De Nederlandse overheid heeft een verplichting om internationaal erkende mensenrechten te respecteren en inbreuken daarop te helpen voorkomen. Nederland heeft namelijk de handtekening gezet onder VN-verdragen over mensen- en arbeidsrechten. Bovendien is Nederland lid van de Organisatie voor Economische Samenwerking en Ontwikkeling (OESO), dat vergelijkbare richtlijnen hanteert als de VN. Voor individuele bedrijven geldt er in deze verdragen geen verplichting, maar wel een verantwoordelijkheid om alles te doen om risico’s op mensenrechtenschendingen binnen hun gehele keten te voorkomen, te beperken en/of te compenseren.
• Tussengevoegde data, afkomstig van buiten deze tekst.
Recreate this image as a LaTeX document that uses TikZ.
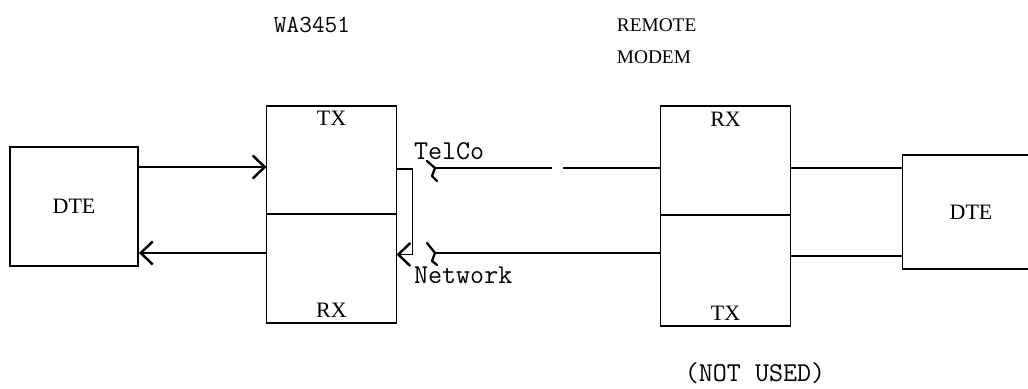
\documentclass[tikz,border=0pt]{standalone}
\usepackage{fontspec}
\setmainfont{Liberation Serif}
\usetikzlibrary{arrows.meta, positioning}

\begin{document}
\begin{tikzpicture}[
  box/.style={draw, line width=1.1pt, font=\fontsize{12.5}{14}\selectfont},
  half/.style={draw, line width=1.1pt, outer sep=0pt, minimum width=2.6cm, minimum height=2.17cm},
  tag/.style={font=\fontsize{12.5}{14}\selectfont, inner sep=2pt},
  tt/.style={font=\ttfamily\fontsize{15.5}{17}\selectfont, inner sep=1pt},
  wire/.style={line width=1.1pt},
  arr/.style={-{Straight Barb[length=2.4mm, width=4.6mm, line width=1.4pt]}, line width=1.1pt},
  brk/.style={line width=1.3pt, line join=round, line cap=round},
]
  \useasboundingbox (0,0) rectangle (20.56,7.76);

  % Terminals
  \node[box, minimum width=2.56cm, minimum height=2.38cm] (dteL) at (1.48,3.63) {DTE};
  \node[box, minimum width=2.74cm, minimum height=2.28cm] (dteR) at (19.42,3.52) {DTE};

  % Local modem
  \node[half] (wtx) at (6.63,4.56) {};
  \node[half, below=0pt of wtx] (wrx) {};
  \node[tag, below=1pt of wtx.north] {TX};
  \node[tag, above=1pt of wrx.south] {RX};
  \node[tt, font=\ttfamily\fontsize{14}{16}\selectfont] (wa) at (6.24,7.26) {WA3451};

  % Remote modem
  \node[half] (rrx) at (14.51,4.55) {};
  \node[half, below=0pt of rrx, minimum height=2.22cm] (rtx) {};
  \node[tag, below=1pt of rrx.north] {RX};
  \node[tag, above=1pt of rtx.south] {TX};
  \node[tag, align=left, anchor=west, font=\fontsize{11}{18}\selectfont]
    (remote) at (12.26,6.94) {REMOTE\\MODEM};
  \node[tt] (unused) at (15.10,0.30) {(NOT USED)};

  % DTE <-> WA3451
  \coordinate (txin) at ([yshift=7.9mm]dteL.east);
  \coordinate (rxout) at ([yshift=-9.3mm]dteL.east);
  \draw[arr] (txin) -- (txin -| wtx.west);
  \draw[arr] (rxout -| wrx.west) -- (rxout);

  % Loopback
  \coordinate (lpa) at ([yshift=-1.8mm]wtx.east);
  \coordinate (lpb) at ([yshift=2.8mm]wrx.east);
  \draw[arr] (lpa) -- ++(0.32,0) |- (lpb);

  % Line side
  \coordinate (tj) at (8.70,4.40);
  \coordinate (nj) at (8.70,2.70);
  \coordinate (gapa) at (11.04,4.40);
  \coordinate (gapb) at (11.26,4.40);
  \draw[wire] (tj) -- (gapa);
  \draw[wire] (gapb) -- (gapb -| rrx.west);
  \draw[wire] (nj) -- (nj -| rtx.west);
  \node[tt, anchor=south west] (telco) at (8.24,4.52) {TelCo};
  \node[tt, anchor=north west] (network) at (8.24,2.46) {Network};

  % break marks
  \draw[brk] (tj) -- ++(-0.16,0.14) (tj) -- ++(-0.06,-0.16) -- ++(0.10,-0.10);
  \draw[brk] (nj) -- ++(-0.16,0.20) (nj) -- ++(-0.06,-0.16) -- ++(0.10,-0.08);

  % Remote modem <-> DTE
  \coordinate (rb) at (17,2.64);
  \draw[wire] (tj -| rrx.east) -- (tj -| dteR.west);
  \draw[wire] (rb -| rtx.east) -- (rb -| dteR.west);

\end{tikzpicture}
\end{document}
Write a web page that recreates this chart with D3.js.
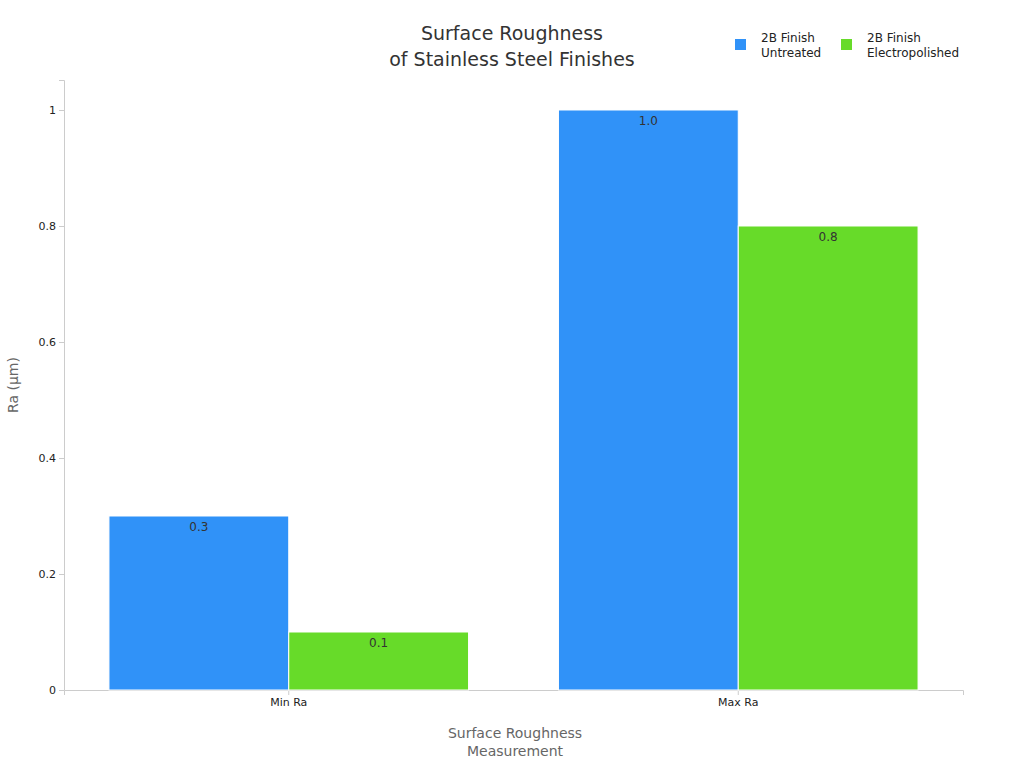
<!DOCTYPE html>
<html><head><meta charset="utf-8">
<script src="https://cdn.jsdelivr.net/npm/d3@7"></script>
<style>body{margin:0;background:#fff}text{font-family:"DejaVu Sans",sans-serif}</style>
</head><body><svg id="chart" width="1024" height="768"></svg>
<script>
const categories = ["Min Ra", "Max Ra"];
const seriesNames = ["2B Finish\nUntreated", "2B Finish\nElectropolished"];
const untreated = [0.3, 1.0];
const electropolished = [0.1, 0.8];
const yTicks = [0, 0.2, 0.4, 0.6, 0.8, 1];
const colors = ["#3092f8", "#67db29"];

const svg = d3.select("#chart");
const m = {l: 64, r: 963, t: 80, b: 690};

const x = d3.scaleBand().domain(categories).range([m.l, m.r]).paddingInner(0.2).paddingOuter(0.1);
const xs = d3.scaleBand().domain([0, 1]).range([0, x.bandwidth()]);
const y = d3.scaleLinear().domain([0, 1.0517]).range([m.b, m.t]);

// axes
const ya = svg.append("g").attr("transform", `translate(${m.l},0)`)
  .call(d3.axisLeft(y).tickValues(yTicks).tickSize(5).tickFormat(d3.format("~g")));
const xa = svg.append("g").attr("transform", `translate(0,${m.b})`)
  .call(d3.axisBottom(x).tickSize(5));
[ya, xa].forEach(a => {
  a.selectAll("path, line").attr("stroke", "#ccc");
  a.selectAll("text").attr("fill", "#222").style("font-size", "11px");
});

const series = [untreated, electropolished];
series.forEach((vals, si) => {
  const g = svg.append("g");
  g.selectAll("rect").data(vals).join("rect")
    .attr("x", (d, i) => x(categories[i]) + xs(si))
    .attr("width", xs.bandwidth())
    .attr("y", d => y(d))
    .attr("height", d => y(0) - y(d))
    .attr("fill", colors[si]).attr("stroke", "#fff").attr("stroke-width", 1);
  g.selectAll("text").data(vals).join("text")
    .attr("x", (d, i) => x(categories[i]) + xs(si) + xs.bandwidth() / 2)
    .attr("y", d => y(d) + 15)
    .attr("text-anchor", "middle").attr("fill", "#333").style("font-size", "12px")
    .text(d => d3.format(".1f")(d));
});

// title
svg.append("text").attr("x", 512).attr("y", 40).attr("text-anchor", "middle")
  .attr("fill", "#333").style("font-size", "19px").text("Surface Roughness");
svg.append("text").attr("x", 512).attr("y", 66).attr("text-anchor", "middle")
  .attr("fill", "#333").style("font-size", "19px").text("of Stainless Steel Finishes");

// axis titles
svg.append("text").attr("transform", "translate(18,385) rotate(-90)").attr("text-anchor", "middle")
  .attr("fill", "#666").style("font-size", "14px").text("Ra (µm)");
svg.append("text").attr("x", 515).attr("y", 738).attr("text-anchor", "middle")
  .attr("fill", "#666").style("font-size", "14px").text("Surface Roughness");
svg.append("text").attr("x", 515).attr("y", 756).attr("text-anchor", "middle")
  .attr("fill", "#666").style("font-size", "14px").text("Measurement");

// legend
const lx = [735, 841];
seriesNames.forEach((n, i) => {
  svg.append("rect").attr("x", lx[i]).attr("y", 39).attr("width", 11).attr("height", 11).attr("fill", colors[i]);
  n.split("\n").forEach((t, j) => {
    svg.append("text").attr("x", lx[i] + 26).attr("y", 42 + j * 15).attr("fill", "#222")
      .style("font-size", "12px").text(t);
  });
});
</script></body></html>
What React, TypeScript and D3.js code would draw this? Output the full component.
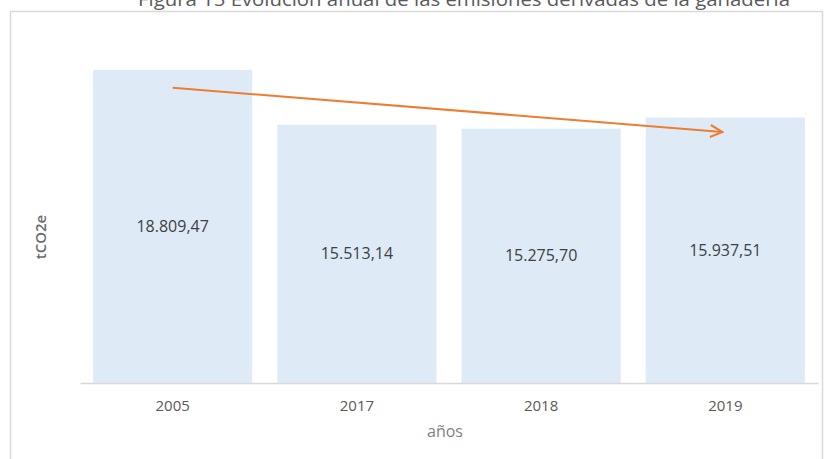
import { useEffect, useRef } from 'react';
import * as d3 from 'd3';

const years = ['2005', '2017', '2018', '2019'];
const emissions = [18809.47, 15513.14, 15275.7, 15937.51];
const valueLabels = ['18.809,47', '15.513,14', '15.275,70', '15.937,51'];

// trend arrow drawn by hand in the original, given in data units
const arrowYears = ['2005', '2019'];
const arrowValues = [17730, 15080];

const title = 'Figura 15 Evolución anual de las emisiones derivadas de la ganadería';
const xTitle = 'años';
const yTitle = 'tCO2e';

const FONT = '"Open Sans", "Noto Sans", sans-serif';

export default function App() {
  const ref = useRef<SVGSVGElement | null>(null);

  useEffect(() => {
    const el = ref.current;
    if (!el) return;
    const width = 825;
    const height = 459;

    const svg = d3.select(el);
    svg.selectAll('*').remove();

    const margin = { top: 50, right: 7, bottom: 76, left: 80 };
    const innerWidth = width - margin.left - margin.right;
    const innerHeight = height - margin.top - margin.bottom;

    // frame around the figure
    svg
      .append('rect')
      .attr('x', 10.5)
      .attr('y', 11.5)
      .attr('width', 812)
      .attr('height', 470)
      .attr('fill', 'none')
      .attr('stroke', '#d9d9d9')
      .attr('stroke-width', 1.5);

    // the title sits half outside the top edge, as in the source figure
    svg
      .append('text')
      .attr('x', 464)
      .attr('y', 6)
      .attr('text-anchor', 'middle')
      .attr('fill', '#595959')
      .attr('font-size', 19)
      .attr('textLength', 652)
      .attr('lengthAdjust', 'spacingAndGlyphs')
      .attr('font-family', FONT)
      .text(title);

    const chart = svg.append('g').attr('transform', `translate(${margin.left}, ${margin.top})`);

    const x = d3.scaleBand().domain(years).range([0, innerWidth]).paddingInner(0.136).paddingOuter(0.071);
    const y = d3.scaleLinear().domain([0, 20000]).range([innerHeight, 0]);

    const bars = chart
      .selectAll('.bar')
      .data(years)
      .join('g')
      .attr('class', 'bar');

    bars
      .append('rect')
      .attr('x', (d) => x(d) ?? 0)
      .attr('y', (d, i) => y(emissions[i]))
      .attr('width', x.bandwidth())
      .attr('height', (d, i) => innerHeight - y(emissions[i]))
      .attr('fill', '#deebf7');

    bars
      .append('text')
      .attr('x', (d) => (x(d) ?? 0) + x.bandwidth() / 2)
      .attr('y', (d, i) => (y(emissions[i]) + innerHeight) / 2)
      .attr('dy', '0.35em')
      .attr('text-anchor', 'middle')
      .attr('fill', '#404040')
      .attr('font-size', 16)
      .attr('font-family', FONT)
      .text((d, i) => valueLabels[i]);

    const xAxis = chart
      .append('g')
      .attr('transform', `translate(0, ${innerHeight})`)
      .call(d3.axisBottom(x).tickSize(0).tickPadding(17));
    xAxis.select('.domain').attr('stroke', '#d9d9d9').attr('stroke-width', 1.5);
    xAxis
      .selectAll('text')
      .attr('fill', '#595959')
      .attr('font-size', 15)
      .attr('font-family', FONT);

    chart
      .append('text')
      .attr('x', innerWidth / 2 - 4)
      .attr('y', innerHeight + 54)
      .attr('text-anchor', 'middle')
      .attr('fill', '#7f7f7f')
      .attr('font-size', 16)
      .attr('font-family', FONT)
      .text(xTitle);

    svg
      .append('text')
      .attr('transform', `translate(46, 237) rotate(-90)`)
      .attr('text-anchor', 'middle')
      .attr('fill', '#6b6b6b')
      .attr('font-size', 15)
      .attr('font-weight', 600)
      .attr('font-family', FONT)
      .text(yTitle);

    // trend arrow
    const defs = svg.append('defs');
    defs
      .append('marker')
      .attr('id', 'arrow-head')
      .attr('viewBox', '0 0 10 10')
      .attr('refX', 9)
      .attr('refY', 5)
      .attr('markerWidth', 15)
      .attr('markerHeight', 15)
      .attr('markerUnits', 'userSpaceOnUse')
      .attr('orient', 'auto')
      .append('path')
      .attr('d', 'M1,1 L9,5 L1,9')
      .attr('fill', 'none')
      .attr('stroke', '#ed7d31')
      .attr('stroke-width', 1.4);

    const ax = arrowYears.map((d) => (x(d) ?? 0) + x.bandwidth() / 2);
    chart
      .append('line')
      .attr('x1', ax[0])
      .attr('y1', y(arrowValues[0]))
      .attr('x2', ax[1] - 3)
      .attr('y2', y(arrowValues[1]))
      .attr('stroke', '#ed7d31')
      .attr('stroke-width', 2)
      .attr('marker-end', 'url(#arrow-head)');
  }, []);

  return (
    <svg
      ref={ref}
      width={825}
      height={459}
      style={{ position: 'absolute', left: 0, top: 0, background: '#ffffff' }}
    />
  );
}
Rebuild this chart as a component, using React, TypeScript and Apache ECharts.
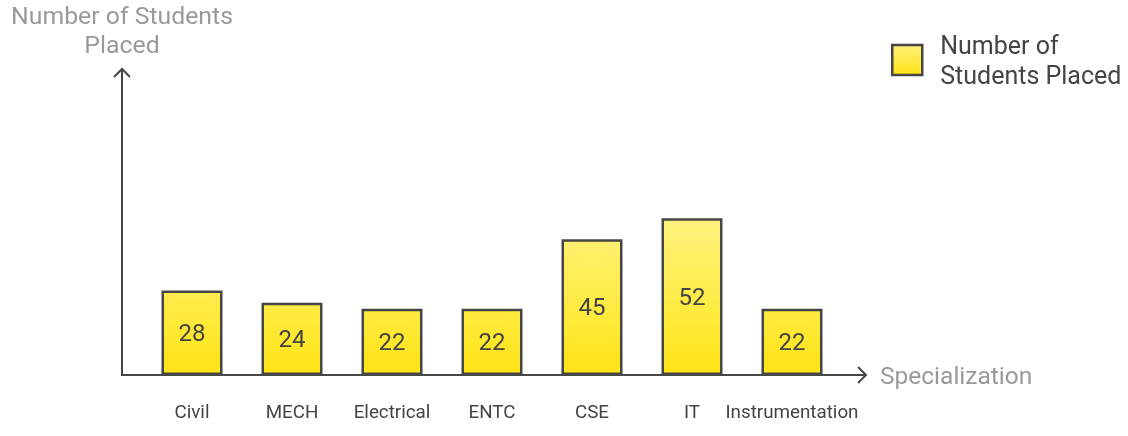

Ook in het geval van Super Micro Computer B.V. moet er volgens Deklerck van Amnesty International door het bedrijf goed onderzoek gedaan worden om te voorkomen dat het betrokken raakt bij mensenrechtenschendingen. ‘Als een Nederlands bedrijf ook maar iets wilt ondernemen in Xinjiang, dan moet het zich bewust zijn van de enorme mensenrechtenrisico’s. En zeker als het gaat over zaken met de Bingtuan. Ongeacht wat je ook met hen doet. Het is een paramilitaire entiteit die een speciale rol krijgt toebedeeld in de bestrijding van wat de Chinese overheid “terrorisme” noemt en die een eigen netwerk beheert van detentiekampen en gevangenissen.’

Argos heeft een reeks vragen voorgelegd aan Super Micro Computer B.V. en Fiberhome, onder andere over hoe het bedrijf de VN en OESO-richtlijnen in de samenwerking met China heeft toegepast. Die vragen blijven onbeantwoord. In een algemene reactie laat het Amerikaanse moederbedrijf Super Micro Computer Inc weten dat ze niet kunnen ingaan op details, maar wél kunnen aangeven dat ze zich houden aan alle internationale wet- en regelgeving. Super Micro Computer geeft aan te beseffen dat het als bedrijf een verantwoordelijkheid heeft om internationale principes van mensenrechten te ondersteunen en stelt dat het zich committeert aan de VN- en OESO-richtlijnen op gebied van ketenverantwoordelijkheid. Op de vraag hoe Super Micro Computer deze principes in China toepast, geeft het bedrijf geen antwoord. Ook niet nadat we een tweede keer om commentaar vragen. Van Fiberhome ontving Argos geen enkele reactie.

‘Joint ventures van Nederlandse bedrijven in China zijn lang een blinde vlek geweest’

In een reactie op vragen van Argos geeft het ministerie van Buitenlandse Zaken aan niet te registreren welke Nederlandse bedrijven in China investeren, met uitzondering van producten en diensten waar een exportvergunning voor nodig is. Het ministerie van Economische Zaken en Klimaat houdt via een ‘investeringstoets’ bij of Chinese bedrijven in de Nederlandse telecom en energiesector investeren, maar niet in welke Chinese sectoren Nederlandse bedrijven investeren.

Volgens Frank Slijper, wapenhandelexpert van vredesorganisatie PAX is het gek dat er een mechanisme ontbreekt voor investeringen in landen als China. ‘Waar op het gebied van de export van potentieel gevoelige goederen wel van alles mogelijk is om die aan banden te leggen wanneer mensenrechten in het geding zijn, blijven investeringen kennelijk ongemoeid, tenzij Amerikaanse sancties dreigen.’

We hebben onze bevindingen voorgelegd aan Ruben Brekelmans, woordvoerder Buitenlandse Zaken voor de VVD in de Tweede Kamer: ‘Joint ventures van Nederlandse bedrijven in China zijn lang een blinde vlek geweest. We zien nu dat de Chinese staat deze joint ventures kan gebruiken voor toegang tot strategische kennis en technologie. We moeten voorkomen dat China hiermee mensenrechten schendt en haar militaire capaciteiten versterkt. Daarom moeten we scherp tegen het licht houden of de huidige regels voldoende zijn om ongewenste investeringen in China te voorkomen. Noodzakelijke aanscherpingen moeten we regelen in Europees verband, waarbij Nederland een voortrekkersrol kan nemen.’